Do you see what I’m saying about God doing strange and wonderful things in our home?
So, as much as I have loved attending your church, it’s no longer the place for us. You’ve been a Pastor probably longer than I’ve been a believer. I’m in no position to tell you what to preach or how to shepherd your flock. But I believe God wanted me to get this message to you in my dream.
Had you not written your note, I probably would have never remembered this dream or told you about it. Pastor, I believe you’re missing something important that you’re supposed to be telling the church and I think we’re running out of time. Please pray and ask God to tell you if that’s correct, or incorrect. I pray for you, for pastors worldwide, and for the congregants of Christian churches nightly, in tears about the lukewarm state of the Body of Christ. I’m so tired of ATTENDING church. I want to BE church, and that’s what you see in my posts online in that infernal, godforsaken, time-suck called Facebook.

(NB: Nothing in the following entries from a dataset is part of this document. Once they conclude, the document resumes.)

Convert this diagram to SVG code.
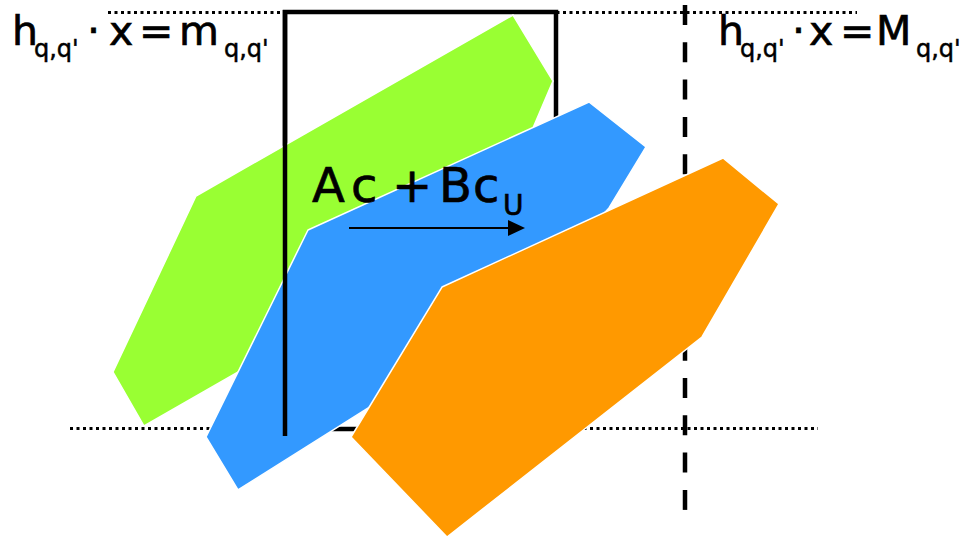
<svg xmlns="http://www.w3.org/2000/svg" width="965" height="537" viewBox="0 0 965 537">
<style>
.dot{stroke:#000;stroke-width:3.2;stroke-dasharray:3 3.5;fill:none}
.dash{stroke:#000;stroke-width:4.5;stroke-dasharray:20 17.3;fill:none}
.box{stroke:#000;stroke-width:4.5;fill:none}
.poly{stroke:#fff;stroke-width:1.5}
.t{font-family:"DejaVu Sans","Noto Sans",sans-serif;fill:#000;stroke:#000;stroke-width:0.7}
.big{font-size:41px}
.sub{font-size:24px;stroke-width:0.5}
.ac{font-size:48px}
.su{font-size:28px}
</style>
<rect width="965" height="537" fill="#fff"/>
<g id="guides">
<line class="dot" x1="108" y1="12.5" x2="857" y2="12.5"/>
<line class="dot" x1="70" y1="428.5" x2="818" y2="428.5"/>
<line class="dash" x1="685" y1="5" x2="685" y2="512"/>
<path class="box" d="M285,429 V12 H556 V429 Z"/>
</g>
<g id="green"><polygon class="poly" fill="#99FF33" points="196,196 513,15 553,81 530,135 240,371 144,426 113,372"/></g>
<g id="blue"><polygon class="poly" fill="#3399FF" points="308,230 589,102 646,147 609,208 500,325 238,490 206,437"/></g>
<g id="orange"><polygon class="poly" fill="#FF9900" points="442,287 723,158 779,204 702,337 447,537 351,437"/></g>
<g id="front">
<line x1="285" y1="10" x2="285" y2="436" stroke="#000" stroke-width="4.5"/>
</g>
<g id="connectors">
<line x1="349" y1="228" x2="510" y2="228" stroke="#000" stroke-width="2"/>
<polygon points="525,228 508,220 508,236" fill="#000"/>
</g>
<g id="label-left">
<text class="t big" x="12" y="45">h</text>
<text class="t sub" x="34" y="57">q,q'</text>
<text class="t big" x="87" y="45">·</text>
<text class="t big" x="109" y="45">x</text>
<text class="t big" x="139" y="45">=</text>
<text class="t big" x="179" y="45">m</text>
<text class="t sub" x="224" y="57">q,q'</text>
</g>
<g id="label-right">
<text class="t big" x="718" y="45">h</text>
<text class="t sub" x="740" y="57">q,q'</text>
<text class="t big" x="792" y="45">·</text>
<text class="t big" x="809" y="45">x</text>
<text class="t big" x="840" y="45">=</text>
<text class="t big" x="876" y="45">M</text>
<text class="t sub" x="916" y="57">q,q'</text>
</g>
<g id="label-ac">
<text class="t ac" x="312" y="202">A</text>
<text class="t ac" x="351" y="202">c</text>
<text class="t ac" x="392" y="202">+</text>
<text class="t ac" x="439" y="202">B</text>
<text class="t ac" x="473" y="202">c</text>
<text class="t su" x="503" y="215">U</text>
</g>
</svg>
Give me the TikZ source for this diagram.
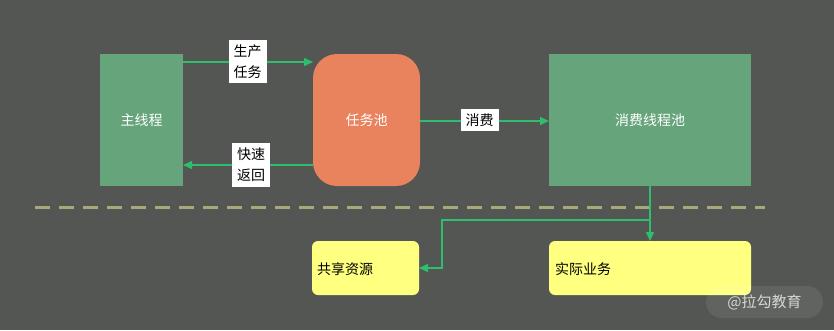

It kills me to speak this directly to someone I hold in such high regard; it’s absolutely contrary to the way I was raised. Please know I share all of this in love, and acknowledge that you are more educated and experienced than I am. If you’re interested in what I uncovered in October – November about the commandments, read the three-part series “Reconciling Law and Mercy” on my blog. I’m always available for conversation. I can't imagine what it must be like to be charged to follow the Holy Spirit, and at the same time keep a corporate entity solvent and church elders happy. But in the middle of that wrestling, I hope you have a moment to take a quick look at the prophecies that are unfolding at rapid pace. It's the most exciting time to live in the history of the world.